Votre modèle économique repose sur la consommation. Plus vous transportez de marchandises, plus vous faites de bénéfices. Mais une planète durable passera par moins de consommation et plus de sobriété, ce sont aussi les experts du Giec qui le disent. Est-ce que vous appelez à moins consommer comme solution durable ?

Difficile pour nous, industrie, de dire ce que les gens devraient consommer. Les expéditeurs sont nos clients, nous servons nos clients. Sur le concept de consommation en général, je peux avoir une opinion en tant que personne privée mais…

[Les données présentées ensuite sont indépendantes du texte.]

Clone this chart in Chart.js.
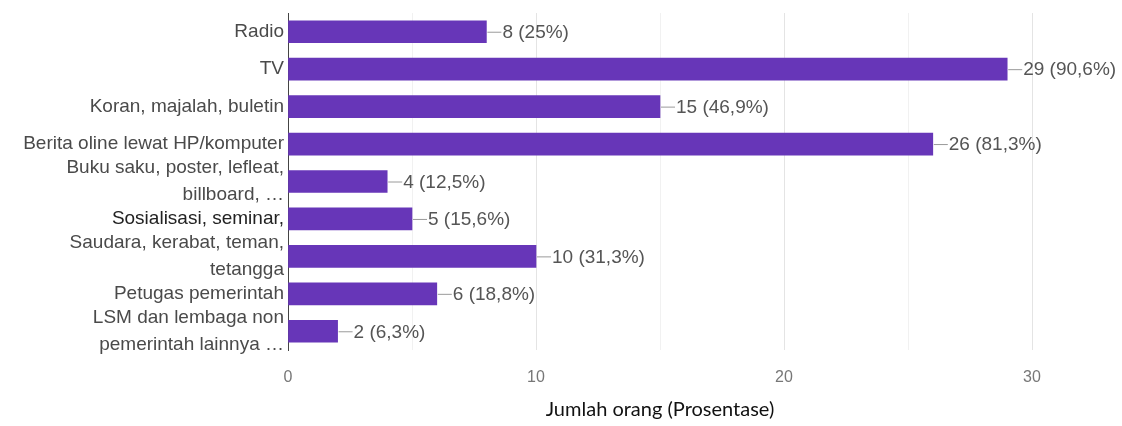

Justement, quelle est-elle ?

On ne résoudra pas ce problème si on n’active pas tous les leviers qui existent. Donc oui, je crois que c’est juste de regarder aussi comment on consomme et pourquoi en Europe tout le monde ressent le besoin d’avoir cinq télés et deux voitures. Cela fait évidemment partie de la solution. Mais il faut prendre ce problème de tous les côtés, et clairement, la consommation en est une partie importante.

1.Au premier jour de la COP, cinq des plus gros transporteurs maritimes mondiaux ainsi que la France, la Corée du Sud et le Danemark ont adopté une déclaration commune pour promouvoir l’adoption « d’un cadre réglementaire solide » d’ici 2027 favorisant la transition écologique du secteur.

Ils promettent de réduire de 30% les émissions totales de leur flotte d’ici à 2030 par rapport à 2008 contre 20% demandés par l’OMI. Une réduction à zéro des émissions nettes doit être atteinte « en 2050 au plus tard ». La coalition défend aussi la mise en œuvre de « normes de construction pour les navires neufs ». Les transporteurs envisagent de s’accorder sur une date au-delà de laquelle il serait obligatoire pour tout navire neuf d’être propulsé par du carburant à émissions nulles ou quasi nulles. Actuellement, près de 99% de la flotte mondiale est propulsée au fioul lourd.